Deluge of data, go away

TVNZ 1 weather man Dan Corbett presents the forecast. Photo: TVNZ.
TVNZ 1 weather man Dan Corbett presents the forecast. Photo: TVNZ.
You don’t need a weather man to know which way the wind blows, writes Chris Skellett.

For years, I have been highly dismissive of the TV weather reports. They say it will rain but it doesn’t. They say the morning will bring showers but it turns out to be fine. They say snow to 200m for coastal Otago (motorway to close?) but we awake to blue skies. In short, they usually seem to get the forecast wrong.

I am also irritated by the way the weatherman gets to introduce the 6 o’clock news, then gets teasing opportunities for self-promotion throughout the news, and then closes the news as the triumphant grand finale. Everything else, from tragic wars in the Middle East to the disturbing political scene in the US, seems to pale into insignificance beside the weather forecast.

For me, Dan’s quirky personality and his excessively eloquent style remain questionable, as does Renee’s dodgy dress sense. And they both share that stupid habit of describing the weather before saying the place name (eg "showers and light winds for ...Hamilton") As a result of this, everyone has to absorb and then delete information that is irrelevant to their location (unless they live in Hamilton, of course).

Dunedin always seems to show a relatively gloomy forecast. But as we know, the 3pm temperature is a very poor and prejudiced measure to describe the overall quality of a day’s weather. It certainly doesn’t take into account gale force winds in Wellington or squally, humid showers in Auckland, does it? 

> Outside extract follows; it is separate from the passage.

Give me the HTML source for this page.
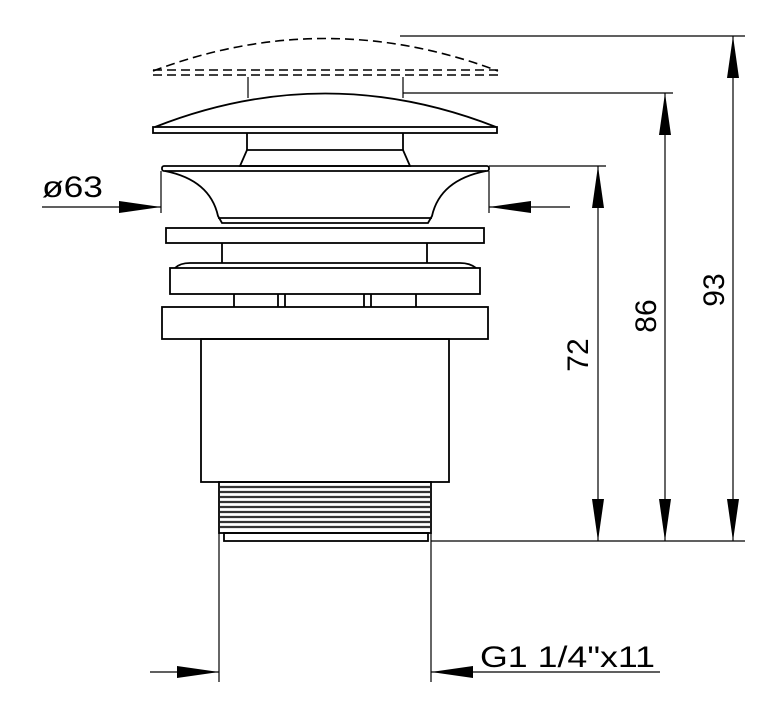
<!DOCTYPE html>
<html><head><style>html,body{margin:0;padding:0;background:#fff;}svg{display:block}</style></head><body>
<svg width="784" height="722" viewBox="0 0 784 722" xmlns="http://www.w3.org/2000/svg" font-family="Liberation Sans, sans-serif">
<g fill="none" stroke="#000" stroke-width="1.8">
<g stroke-dasharray="9,5" stroke-width="1.6">
<path d="M153,71 Q325,6 498,71"/>
<line x1="153" y1="70" x2="498" y2="70"/>
<line x1="153" y1="75" x2="498" y2="75"/>
</g>
<line x1="248" y1="77" x2="248" y2="98" stroke-width="1.2"/>
<line x1="403" y1="77" x2="403" y2="98" stroke-width="1.2"/>
<path d="M155,127 Q325,60 496,127"/>
<rect x="153" y="127" width="344" height="6"/>
<line x1="247" y1="133" x2="247" y2="150"/>
<line x1="403" y1="133" x2="403" y2="150"/>
<path d="M247,150 L403,150 L410,166 L240,166 Z"/>
<rect x="162" y="166" width="327" height="5" rx="2"/>
<path d="M165,171 Q210,180 218,216 L222,223 L428,223 L432,216 Q440,180 486,171"/>
<line x1="218" y1="218" x2="432" y2="218"/>
<line x1="161" y1="171" x2="161" y2="213" stroke-width="1.2"/>
<line x1="489" y1="171" x2="489" y2="213" stroke-width="1.2"/>
<rect x="166" y="228" width="318" height="15"/>
<line x1="222" y1="243" x2="222" y2="263"/>
<line x1="427" y1="243" x2="427" y2="263"/>
<path d="M175,268 Q180,263 190,263 L460,263 Q470,263 476,268"/>
<rect x="170" y="268" width="310" height="26"/>
<line x1="234" y1="294" x2="234" y2="307"/>
<line x1="278" y1="294" x2="278" y2="307"/>
<line x1="285" y1="294" x2="285" y2="307"/>
<line x1="364" y1="294" x2="364" y2="307"/>
<line x1="371" y1="294" x2="371" y2="307"/>
<line x1="416" y1="294" x2="416" y2="307"/>
<rect x="162" y="307" width="326" height="32"/>
<rect x="201" y="339" width="248" height="143"/>
<rect x="219" y="482" width="212" height="51"/>
<rect x="224" y="533" width="204" height="8"/>
</g>
<g stroke="#333" stroke-width="2.2">
<line x1="220" y1="487" x2="430" y2="487"/><line x1="220" y1="492" x2="430" y2="492"/>
<line x1="220" y1="497" x2="430" y2="497"/><line x1="220" y1="502" x2="430" y2="502"/>
<line x1="220" y1="507" x2="430" y2="507"/><line x1="220" y1="512" x2="430" y2="512"/>
<line x1="220" y1="517" x2="430" y2="517"/><line x1="220" y1="522" x2="430" y2="522"/>
<line x1="220" y1="527" x2="430" y2="527"/>
</g>
<g stroke="#000" stroke-width="1.2" fill="none">
<line x1="219" y1="533" x2="219" y2="682"/>
<line x1="431" y1="533" x2="431" y2="682"/>
<line x1="150" y1="672" x2="219" y2="672"/>
<line x1="431" y1="672" x2="660" y2="672"/>
<line x1="42" y1="207" x2="161" y2="207"/>
<line x1="489" y1="207" x2="570" y2="207"/>
<line x1="489" y1="166" x2="606" y2="166"/>
<line x1="403" y1="93" x2="673" y2="93"/>
<line x1="400" y1="36" x2="745" y2="36"/>
<line x1="431" y1="541" x2="745" y2="541"/>
<line x1="598" y1="166" x2="598" y2="541"/>
<line x1="665" y1="93" x2="665" y2="541"/>
<line x1="733" y1="36" x2="733" y2="541"/>
</g>
<g fill="#000">
<path d="M219,672 L177,666 L177,678 Z"/>
<path d="M431,672 L473,666 L473,678 Z"/>
<path d="M161,207 L119,201 L119,213 Z"/>
<path d="M489,207 L531,201 L531,213 Z"/>
<path d="M598,166 L592,208 L604,208 Z"/><path d="M598,541 L592,499 L604,499 Z"/>
<path d="M665,93 L659,135 L671,135 Z"/><path d="M665,541 L659,499 L671,499 Z"/>
<path d="M733,36 L727,78 L739,78 Z"/><path d="M733,541 L727,499 L739,499 Z"/>
</g>
<g font-size="30" fill="#000">
<text x="42" y="197" textLength="61" lengthAdjust="spacingAndGlyphs">ø63</text>
<text x="480" y="667" textLength="175" lengthAdjust="spacingAndGlyphs">G1 1/4"x11</text>
<text transform="translate(588,355) rotate(-90)" text-anchor="middle">72</text>
<text transform="translate(656,316) rotate(-90)" text-anchor="middle">86</text>
<text transform="translate(724,290) rotate(-90)" text-anchor="middle">93</text>
</g>
</svg>
</body></html>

But perhaps the worst thing about the weather forecast slot is the sheer weight of information that is thrown at us. Dan’s machine-gun style of chatter runs at more than 180 words per minute, while the screen simultaneously bombards us with a tsunami of impossibly busy graphics. Highs, overnight lows, sun symbols, cloud symbols and occasional flashing lightning forks pop up all over the screen. 

Meanwhile, wiggly lines crawl like drunken worms around the isobars and fronts. We see the detailed projections for up to 25 places simultaneously. And all the while, down in the bottom left-hand corner, the time of day for tomorrow remorselessly ticks on in three-hour segments, just out of conscious awareness. It’s impossible to take it all in.

We are then shown crazy aerial shots of New Zealand, seemingly taken from a stricken spaceship plummeting earthwards as it swoops up from the South. 

The overall effect is simply to offer bizarre and confusing distortions of otherwise well-known and familiar landmarks.  It all comes to a thankful conclusion when we are finally shown a picture of a newborn lamb in Cromwell or a lovely sunset over Wellington harbour.

These images seem to be thrown in randomly at the end, simply because they’re nice. The presenter then turns to the camera, smiles and takes a barely perceptible bow. Phew, performance over!

Essentially, I desperately want to see a reduction in the volume of information that is thrown frenetically at us each night. Instead of the scattergun spray of words, symbols and pictures that currently assaults our senses, how about using a different, more artistic style of presentation that soothes and relaxes the viewer instead? An alternative forecast could simply be based on a gentle, evenly paced time lapse sequence of satellite images taken over the past 24 hours. 

Magical swirls of cloud would drift slowly across the ocean towards our shores, accompanied by a peaceful classical soundtrack. We could gaze contentedly at the wonderful flow of natural imagery that unfolds, easy to see and easy to understand.

The sequence would then flow smoothly forward into the following day, using "best guess" projections as to how these graceful systems might develop from here. We could all then work out for ourselves what was likely to happen at our place next.

The weather segment would fade slowly in, and would then fade slowly out. Nightfall would be shown using shades of grey imagery, and dawn would break out into glorious colour again. There would be no words, no numbers, and no facts — in fact, no presenters!

Instead, we would experience two or three minutes of silent reverie and quiet contemplation of the natural marvel that is our weather when viewed from on high. It would provide a daily opportunity for us all to pause and appreciate what a beautiful planet we inhabit, and to ponder our own little place in the bigger picture.

And that would be enough for me.

- Chris Skellett is an author, speaker and workshop presenter who lives in Warrington.

Comments

Curmudgeonly. I say that because no format seems to please viewers (or radio listeners). If they paid for the services, crit would be justified. But they don't, and think they 'own' people beamed into their living rooms.

'Don't need a Weatherman..' is from 'Subterranean Homesick Blues', by Bob Dylan, ref to The Weathermen, an underground radical group of destructive tendency.